--- Problem to work on ---
Can you transcribe every line exactly and leave the pictures behind?

--- Dataset content ---
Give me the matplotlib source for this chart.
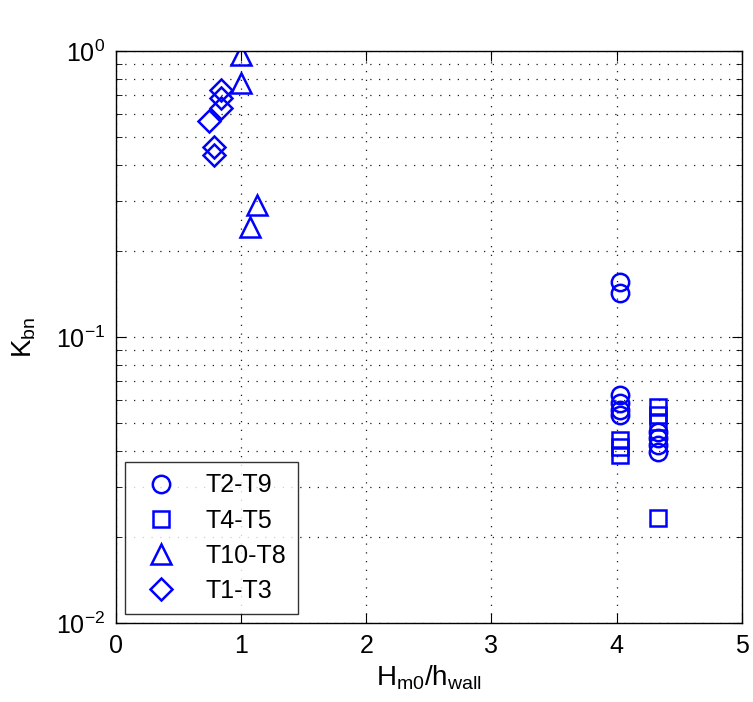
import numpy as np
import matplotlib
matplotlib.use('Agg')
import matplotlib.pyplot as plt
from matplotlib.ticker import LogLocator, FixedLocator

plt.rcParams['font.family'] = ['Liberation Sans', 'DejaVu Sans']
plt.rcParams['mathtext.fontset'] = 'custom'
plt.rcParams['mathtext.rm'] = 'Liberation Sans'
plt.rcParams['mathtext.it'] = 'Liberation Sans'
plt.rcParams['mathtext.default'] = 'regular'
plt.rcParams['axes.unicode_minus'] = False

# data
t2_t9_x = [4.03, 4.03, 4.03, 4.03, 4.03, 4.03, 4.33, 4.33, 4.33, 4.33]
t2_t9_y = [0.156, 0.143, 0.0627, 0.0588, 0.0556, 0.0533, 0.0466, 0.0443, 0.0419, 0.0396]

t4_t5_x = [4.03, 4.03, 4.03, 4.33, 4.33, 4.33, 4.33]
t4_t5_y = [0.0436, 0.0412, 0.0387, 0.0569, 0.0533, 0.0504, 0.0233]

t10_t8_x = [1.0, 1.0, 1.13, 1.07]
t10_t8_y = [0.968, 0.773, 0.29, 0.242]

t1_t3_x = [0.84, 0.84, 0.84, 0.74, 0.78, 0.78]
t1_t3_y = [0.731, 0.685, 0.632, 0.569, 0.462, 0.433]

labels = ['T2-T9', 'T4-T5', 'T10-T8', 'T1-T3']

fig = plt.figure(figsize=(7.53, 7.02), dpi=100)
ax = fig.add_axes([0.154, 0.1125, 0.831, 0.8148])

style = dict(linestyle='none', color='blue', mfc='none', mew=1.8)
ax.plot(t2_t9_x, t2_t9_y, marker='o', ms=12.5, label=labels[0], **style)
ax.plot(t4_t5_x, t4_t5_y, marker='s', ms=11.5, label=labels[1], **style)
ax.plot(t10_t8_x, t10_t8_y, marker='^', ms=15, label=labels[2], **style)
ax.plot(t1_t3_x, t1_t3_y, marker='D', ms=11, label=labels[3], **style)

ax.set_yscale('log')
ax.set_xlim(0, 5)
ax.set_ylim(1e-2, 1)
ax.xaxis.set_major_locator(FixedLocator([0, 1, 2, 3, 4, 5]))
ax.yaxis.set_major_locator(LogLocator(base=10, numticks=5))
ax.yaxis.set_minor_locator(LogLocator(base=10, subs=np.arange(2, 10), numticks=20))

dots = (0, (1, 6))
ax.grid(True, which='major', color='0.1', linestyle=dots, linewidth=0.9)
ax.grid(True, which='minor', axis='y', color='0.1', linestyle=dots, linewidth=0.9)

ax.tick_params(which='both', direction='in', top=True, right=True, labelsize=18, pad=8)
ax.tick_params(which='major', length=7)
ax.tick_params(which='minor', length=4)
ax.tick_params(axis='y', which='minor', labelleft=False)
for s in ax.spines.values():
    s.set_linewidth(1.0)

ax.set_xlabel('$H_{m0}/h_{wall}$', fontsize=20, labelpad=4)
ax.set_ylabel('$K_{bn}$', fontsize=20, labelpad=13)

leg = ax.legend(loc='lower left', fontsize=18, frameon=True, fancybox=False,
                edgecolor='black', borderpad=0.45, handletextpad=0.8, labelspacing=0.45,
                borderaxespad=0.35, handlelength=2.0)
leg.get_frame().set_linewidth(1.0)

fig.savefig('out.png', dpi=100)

--- Reply to the exercise ---
Give me the matplotlib source for this chart.
import numpy as np
import matplotlib
matplotlib.use('Agg')
import matplotlib.pyplot as plt
from matplotlib.ticker import LogLocator, FixedLocator

plt.rcParams['font.family'] = ['Liberation Sans', 'DejaVu Sans']
plt.rcParams['mathtext.fontset'] = 'custom'
plt.rcParams['mathtext.rm'] = 'Liberation Sans'
plt.rcParams['mathtext.it'] = 'Liberation Sans'
plt.rcParams['mathtext.default'] = 'regular'
plt.rcParams['axes.unicode_minus'] = False

# data
t2_t9_x = [4.03, 4.03, 4.03, 4.03, 4.03, 4.03, 4.33, 4.33, 4.33, 4.33]
t2_t9_y = [0.156, 0.143, 0.0627, 0.0588, 0.0556, 0.0533, 0.0466, 0.0443, 0.0419, 0.0396]

t4_t5_x = [4.03, 4.03, 4.03, 4.33, 4.33, 4.33, 4.33]
t4_t5_y = [0.0436, 0.0412, 0.0387, 0.0569, 0.0533, 0.0504, 0.0233]

t10_t8_x = [1.0, 1.0, 1.13, 1.07]
t10_t8_y = [0.968, 0.773, 0.29, 0.242]

t1_t3_x = [0.84, 0.84, 0.84, 0.74, 0.78, 0.78]
t1_t3_y = [0.731, 0.685, 0.632, 0.569, 0.462, 0.433]

labels = ['T2-T9', 'T4-T5', 'T10-T8', 'T1-T3']

fig = plt.figure(figsize=(7.53, 7.02), dpi=100)
ax = fig.add_axes([0.154, 0.1125, 0.831, 0.8148])

style = dict(linestyle='none', color='blue', mfc='none', mew=1.8)
ax.plot(t2_t9_x, t2_t9_y, marker='o', ms=12.5, label=labels[0], **style)
ax.plot(t4_t5_x, t4_t5_y, marker='s', ms=11.5, label=labels[1], **style)
ax.plot(t10_t8_x, t10_t8_y, marker='^', ms=15, label=labels[2], **style)
ax.plot(t1_t3_x, t1_t3_y, marker='D', ms=11, label=labels[3], **style)

ax.set_yscale('log')
ax.set_xlim(0, 5)
ax.set_ylim(1e-2, 1)
ax.xaxis.set_major_locator(FixedLocator([0, 1, 2, 3, 4, 5]))
ax.yaxis.set_major_locator(LogLocator(base=10, numticks=5))
ax.yaxis.set_minor_locator(LogLocator(base=10, subs=np.arange(2, 10), numticks=20))

dots = (0, (1, 6))
ax.grid(True, which='major', color='0.1', linestyle=dots, linewidth=0.9)
ax.grid(True, which='minor', axis='y', color='0.1', linestyle=dots, linewidth=0.9)

ax.tick_params(which='both', direction='in', top=True, right=True, labelsize=18, pad=8)
ax.tick_params(which='major', length=7)
ax.tick_params(which='minor', length=4)
ax.tick_params(axis='y', which='minor', labelleft=False)
for s in ax.spines.values():
    s.set_linewidth(1.0)

ax.set_xlabel('$H_{m0}/h_{wall}$', fontsize=20, labelpad=4)
ax.set_ylabel('$K_{bn}$', fontsize=20, labelpad=13)

leg = ax.legend(loc='lower left', fontsize=18, frameon=True, fancybox=False,
                edgecolor='black', borderpad=0.45, handletextpad=0.8, labelspacing=0.45,
                borderaxespad=0.35, handlelength=2.0)
leg.get_frame().set_linewidth(1.0)

fig.savefig('out.png', dpi=100)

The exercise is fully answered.